Problem requirements - Transcribe every line exactly and omit anything that is a picture.

Provided data -
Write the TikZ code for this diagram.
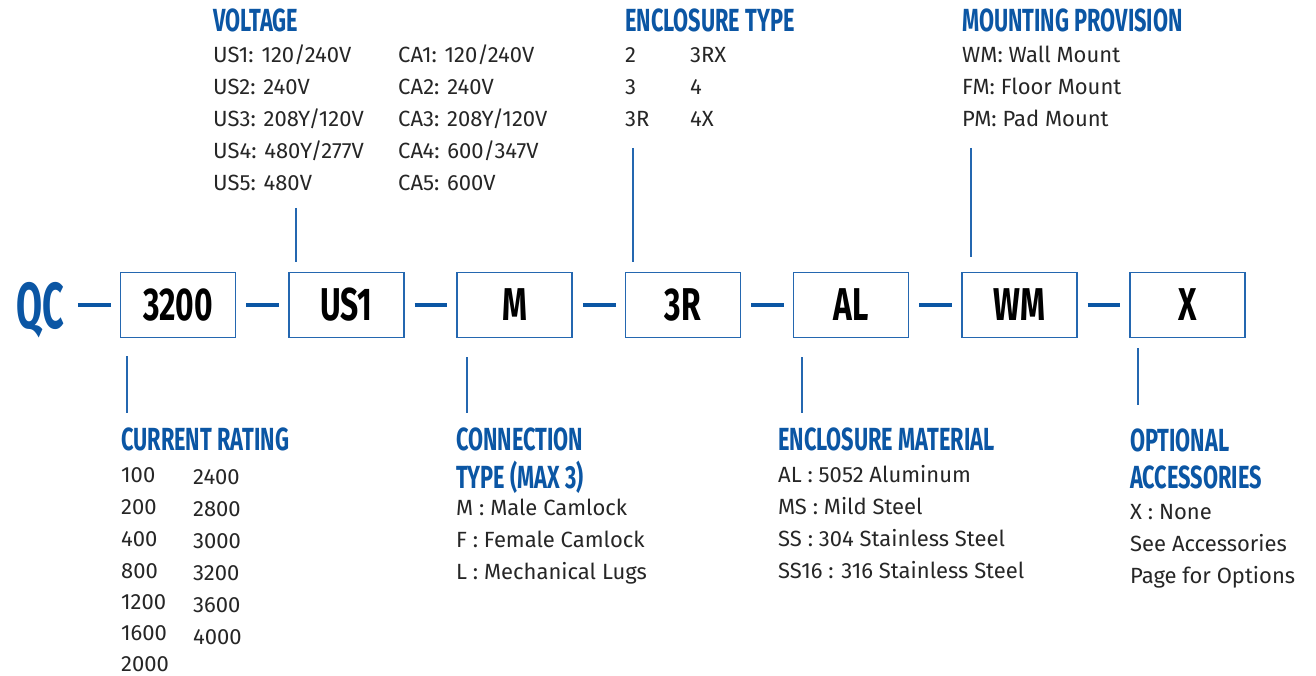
\documentclass[tikz,border=0pt]{standalone}
\usepackage{fontspec}
\setmainfont{Fira Sans}
\newfontfamily\condfont[FakeStretch=0.68]{Fira Sans}
\newfontfamily\boxfont[FakeStretch=0.69]{Fira Sans}
\newfontfamily\qcfont[FakeStretch=0.58]{Fira Sans}
\definecolor{qblue}{HTML}{0B56A4}
\definecolor{bblue}{HTML}{2467B0}
\definecolor{txt}{HTML}{262626}
\tikzset{
  body/.style={anchor=base west, inner sep=0pt, font=\fontsize{22}{24}\selectfont, text=txt},
  head/.style={anchor=base west, inner sep=0pt, font=\condfont\bfseries\fontsize{32}{34}\selectfont, text=qblue},
  codebox/.style={draw=bblue, line width=1.5pt, minimum width=115pt, minimum height=65pt, inner sep=0pt, font=\boxfont\bfseries\fontsize{46}{46}\selectfont, text=black},
  linkbar/.style={draw=qblue, line width=4pt},
  vline/.style={draw=bblue, line width=1.8pt},
}
\begin{document}
\begin{tikzpicture}[x=1pt,y=-1pt]
\useasboundingbox (0,0) rectangle (1316,676);

% code row
\node[anchor=base west, inner sep=0pt, text=qblue, font=\qcfont\bfseries\fontsize{65}{65}\selectfont] (qc) at (16,328) {QC};
\node[codebox] (b1) at (178,305) {3200};
\node[codebox] (b2) at (346.25,305) {US1};
\node[codebox] (b3) at (514.5,305) {M};
\node[codebox] (b4) at (682.75,305) {3R};
\node[codebox] (b5) at (851,305) {AL};
\node[codebox] (b6) at (1019.25,305) {WM};
\node[codebox] (b7) at (1187.5,305) {X};

\draw[linkbar] ([xshift=-42pt]b1.west) -- ([xshift=-9pt]b1.west);
\draw[linkbar] ([xshift=10pt]b1.east) -- ([xshift=-9pt]b2.west);
\draw[linkbar] ([xshift=10pt]b2.east) -- ([xshift=-9pt]b3.west);
\draw[linkbar] ([xshift=10pt]b3.east) -- ([xshift=-9pt]b4.west);
\draw[linkbar] ([xshift=10pt]b4.east) -- ([xshift=-9pt]b5.west);
\draw[linkbar] ([xshift=10pt]b5.east) -- ([xshift=-9pt]b6.west);
\draw[linkbar] ([xshift=10pt]b6.east) -- ([xshift=-9pt]b7.west);

% vertical leaders
\coordinate (t1) at (127,356); \coordinate (u1) at (127,413);
\coordinate (t2) at (296,208); \coordinate (u2) at (296,262);
\coordinate (t3) at (467,357); \coordinate (u3) at (467,413);
\coordinate (t4) at (633,148); \coordinate (u4) at (633,262);
\coordinate (t5) at (802,357); \coordinate (u5) at (802,413);
\coordinate (t6) at (971,148); \coordinate (u6) at (971,257);
\coordinate (t7) at (1138,348); \coordinate (u7) at (1138,405);
\foreach \i in {1,...,7} {\draw[vline] (t\i) -- (u\i);}

% VOLTAGE
\node[head] (hv) at (213,32) {VOLTAGE};
\node[body] (v1) at (213,63) {US1: 120/240V};
\node[body] (v2) at (213,95) {US2: 240V};
\node[body] (v3) at (213,127) {US3: 208Y/120V};
\node[body] (v4) at (213,159) {US4: 480Y/277V};
\node[body] (v5) at (213,191) {US5: 480V};
\node[body] (c1) at (398,63) {CA1: 120/240V};
\node[body] (c2) at (398,95) {CA2: 240V};
\node[body] (c3) at (398,127) {CA3: 208Y/120V};
\node[body] (c4) at (398,159) {CA4: 600/347V};
\node[body] (c5) at (398,191) {CA5: 600V};

% ENCLOSURE TYPE
\node[head] (he) at (625,32) {ENCLOSURE TYPE};
\node[body] (e1) at (625,63) {2};
\node[body] (e2) at (625,95) {3};
\node[body] (e3) at (625,127) {3R};
\node[body] (e4) at (690,63) {3RX};
\node[body] (e5) at (690,95) {4};
\node[body] (e6) at (690,127) {4X};

% MOUNTING PROVISION
\node[head] (hm) at (962,32) {MOUNTING PROVISION};
\node[body] (m1) at (962,63) {WM: Wall Mount};
\node[body] (m2) at (962,95) {FM: Floor Mount};
\node[body] (m3) at (962,127) {PM: Pad Mount};

% CURRENT RATING
\node[head] (hc) at (121,450) {CURRENT RATING};
\node[body] (r1) at (121,482) {100};
\node[body] (r2) at (121,514) {200};
\node[body] (r3) at (121,546) {400};
\node[body] (r4) at (121,578) {800};
\node[body] (r5) at (121,609) {1200};
\node[body] (r6) at (121,640) {1600};
\node[body] (r7) at (121,671) {2000};
\node[body] (s1) at (193,484) {2400};
\node[body] (s2) at (193,516) {2800};
\node[body] (s3) at (193,548) {3000};
\node[body] (s4) at (193,580) {3200};
\node[body] (s5) at (193,612) {3600};
\node[body] (s6) at (193,644) {4000};

% CONNECTION TYPE
\node[head] (hn1) at (456,450) {CONNECTION};
\node[head] (hn2) at (456,488) {TYPE (MAX 3)};
\node[body] (n1) at (456,515) {M : Male Camlock};
\node[body] (n2) at (456,547) {F : Female Camlock};
\node[body] (n3) at (456,579) {L : Mechanical Lugs};

% ENCLOSURE MATERIAL
\node[head] (hl) at (778,450) {ENCLOSURE MATERIAL};
\node[body] (l1) at (778,482) {AL : 5052 Aluminum};
\node[body] (l2) at (778,514) {MS : Mild Steel};
\node[body] (l3) at (778,546) {SS : 304 Stainless Steel};
\node[body] (l4) at (778,578) {SS16 : 316 Stainless Steel};

% OPTIONAL ACCESSORIES
\node[head] (ho1) at (1130,451) {OPTIONAL};
\node[head] (ho2) at (1130,488) {ACCESSORIES};
\node[body] (o1) at (1130,519) {X : None};
\node[body] (o2) at (1130,551) {See Accessories};
\node[body] (o3) at (1130,583) {Page for Options};
\end{tikzpicture}
\end{document}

Exercise solution -
Write the TikZ code for this diagram.
\documentclass[tikz,border=0pt]{standalone}
\usepackage{fontspec}
\setmainfont{Fira Sans}
\newfontfamily\condfont[FakeStretch=0.68]{Fira Sans}
\newfontfamily\boxfont[FakeStretch=0.69]{Fira Sans}
\newfontfamily\qcfont[FakeStretch=0.58]{Fira Sans}
\definecolor{qblue}{HTML}{0B56A4}
\definecolor{bblue}{HTML}{2467B0}
\definecolor{txt}{HTML}{262626}
\tikzset{
  body/.style={anchor=base west, inner sep=0pt, font=\fontsize{22}{24}\selectfont, text=txt},
  head/.style={anchor=base west, inner sep=0pt, font=\condfont\bfseries\fontsize{32}{34}\selectfont, text=qblue},
  codebox/.style={draw=bblue, line width=1.5pt, minimum width=115pt, minimum height=65pt, inner sep=0pt, font=\boxfont\bfseries\fontsize{46}{46}\selectfont, text=black},
  linkbar/.style={draw=qblue, line width=4pt},
  vline/.style={draw=bblue, line width=1.8pt},
}
\begin{document}
\begin{tikzpicture}[x=1pt,y=-1pt]
\useasboundingbox (0,0) rectangle (1316,676);

% code row
\node[anchor=base west, inner sep=0pt, text=qblue, font=\qcfont\bfseries\fontsize{65}{65}\selectfont] (qc) at (16,328) {QC};
\node[codebox] (b1) at (178,305) {3200};
\node[codebox] (b2) at (346.25,305) {US1};
\node[codebox] (b3) at (514.5,305) {M};
\node[codebox] (b4) at (682.75,305) {3R};
\node[codebox] (b5) at (851,305) {AL};
\node[codebox] (b6) at (1019.25,305) {WM};
\node[codebox] (b7) at (1187.5,305) {X};

\draw[linkbar] ([xshift=-42pt]b1.west) -- ([xshift=-9pt]b1.west);
\draw[linkbar] ([xshift=10pt]b1.east) -- ([xshift=-9pt]b2.west);
\draw[linkbar] ([xshift=10pt]b2.east) -- ([xshift=-9pt]b3.west);
\draw[linkbar] ([xshift=10pt]b3.east) -- ([xshift=-9pt]b4.west);
\draw[linkbar] ([xshift=10pt]b4.east) -- ([xshift=-9pt]b5.west);
\draw[linkbar] ([xshift=10pt]b5.east) -- ([xshift=-9pt]b6.west);
\draw[linkbar] ([xshift=10pt]b6.east) -- ([xshift=-9pt]b7.west);

% vertical leaders
\coordinate (t1) at (127,356); \coordinate (u1) at (127,413);
\coordinate (t2) at (296,208); \coordinate (u2) at (296,262);
\coordinate (t3) at (467,357); \coordinate (u3) at (467,413);
\coordinate (t4) at (633,148); \coordinate (u4) at (633,262);
\coordinate (t5) at (802,357); \coordinate (u5) at (802,413);
\coordinate (t6) at (971,148); \coordinate (u6) at (971,257);
\coordinate (t7) at (1138,348); \coordinate (u7) at (1138,405);
\foreach \i in {1,...,7} {\draw[vline] (t\i) -- (u\i);}

% VOLTAGE
\node[head] (hv) at (213,32) {VOLTAGE};
\node[body] (v1) at (213,63) {US1: 120/240V};
\node[body] (v2) at (213,95) {US2: 240V};
\node[body] (v3) at (213,127) {US3: 208Y/120V};
\node[body] (v4) at (213,159) {US4: 480Y/277V};
\node[body] (v5) at (213,191) {US5: 480V};
\node[body] (c1) at (398,63) {CA1: 120/240V};
\node[body] (c2) at (398,95) {CA2: 240V};
\node[body] (c3) at (398,127) {CA3: 208Y/120V};
\node[body] (c4) at (398,159) {CA4: 600/347V};
\node[body] (c5) at (398,191) {CA5: 600V};

% ENCLOSURE TYPE
\node[head] (he) at (625,32) {ENCLOSURE TYPE};
\node[body] (e1) at (625,63) {2};
\node[body] (e2) at (625,95) {3};
\node[body] (e3) at (625,127) {3R};
\node[body] (e4) at (690,63) {3RX};
\node[body] (e5) at (690,95) {4};
\node[body] (e6) at (690,127) {4X};

% MOUNTING PROVISION
\node[head] (hm) at (962,32) {MOUNTING PROVISION};
\node[body] (m1) at (962,63) {WM: Wall Mount};
\node[body] (m2) at (962,95) {FM: Floor Mount};
\node[body] (m3) at (962,127) {PM: Pad Mount};

% CURRENT RATING
\node[head] (hc) at (121,450) {CURRENT RATING};
\node[body] (r1) at (121,482) {100};
\node[body] (r2) at (121,514) {200};
\node[body] (r3) at (121,546) {400};
\node[body] (r4) at (121,578) {800};
\node[body] (r5) at (121,609) {1200};
\node[body] (r6) at (121,640) {1600};
\node[body] (r7) at (121,671) {2000};
\node[body] (s1) at (193,484) {2400};
\node[body] (s2) at (193,516) {2800};
\node[body] (s3) at (193,548) {3000};
\node[body] (s4) at (193,580) {3200};
\node[body] (s5) at (193,612) {3600};
\node[body] (s6) at (193,644) {4000};

% CONNECTION TYPE
\node[head] (hn1) at (456,450) {CONNECTION};
\node[head] (hn2) at (456,488) {TYPE (MAX 3)};
\node[body] (n1) at (456,515) {M : Male Camlock};
\node[body] (n2) at (456,547) {F : Female Camlock};
\node[body] (n3) at (456,579) {L : Mechanical Lugs};

% ENCLOSURE MATERIAL
\node[head] (hl) at (778,450) {ENCLOSURE MATERIAL};
\node[body] (l1) at (778,482) {AL : 5052 Aluminum};
\node[body] (l2) at (778,514) {MS : Mild Steel};
\node[body] (l3) at (778,546) {SS : 304 Stainless Steel};
\node[body] (l4) at (778,578) {SS16 : 316 Stainless Steel};

% OPTIONAL ACCESSORIES
\node[head] (ho1) at (1130,451) {OPTIONAL};
\node[head] (ho2) at (1130,488) {ACCESSORIES};
\node[body] (o1) at (1130,519) {X : None};
\node[body] (o2) at (1130,551) {See Accessories};
\node[body] (o3) at (1130,583) {Page for Options};
\end{tikzpicture}
\end{document}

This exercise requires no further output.